[Python-Dev] iterzip()
Tim Peters
tim.one@comcast.net
Mon, 29 Apr 2002 15:35:37 -0400
[Guido]
> This suggests that zip() can be sped up considerably by using a hint
> for the input sequence sizes. If they all respond properly to
> PySequence_Length(), zip can preallocate the result list to the
> correct size. It shouldn't believe the numbers fully, but using them
> as a hint for initial allocation makes a lot of sense, and should
> greatly reduce the inefficiency.
I'm afraid I misanalyzed the cause.

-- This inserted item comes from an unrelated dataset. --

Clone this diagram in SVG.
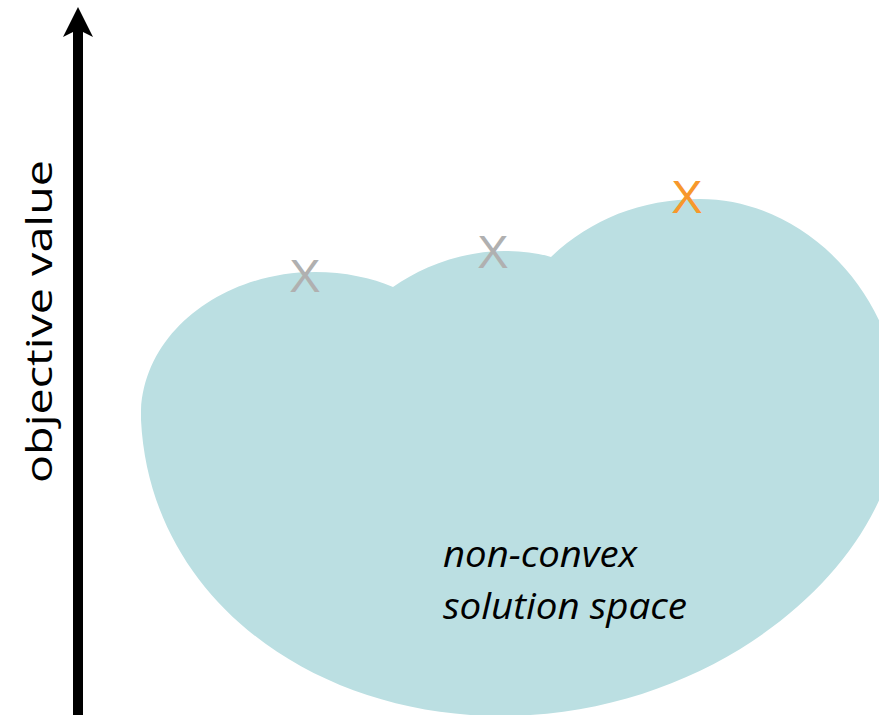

Giving zip a good guess about the
result size and using PyList_SET_ITEM up until then leads (as expected) to
no list copying in the test case I posted, but only dropped the runtime from
7.87 to 7.31 seconds (which makes sense looking at the numbers more closely:
it doesn't take *that* long to copy a few dozen mebabytes of memory unless
you're doing it by hand <wink>).
Check this out:
"""
from time import clock as now
n = 1000000
def juststore(x):
for i in x: x[i] = 0
def justtups(x):
for i in x: 0,
def storetups(x):
for i in x: x[i] = 0,
def run(func):
x = range(n)
start = now()
func(x)
finish = now()
print "%10s %6.2f" % (func.__name__, finish - start)
run(juststore)
run(justtups)
run(storetups)
"""
I get:
juststore 0.93
justtups 0.58
storetups 7.61
list.append is out of the picture here. Creating a million tuples goes fast
so long as they're recycled, and storing a million things goes fast, but
storing a million distinct tuples takes very much longer. It's a Mystery to
me so far. How does it act on Linux?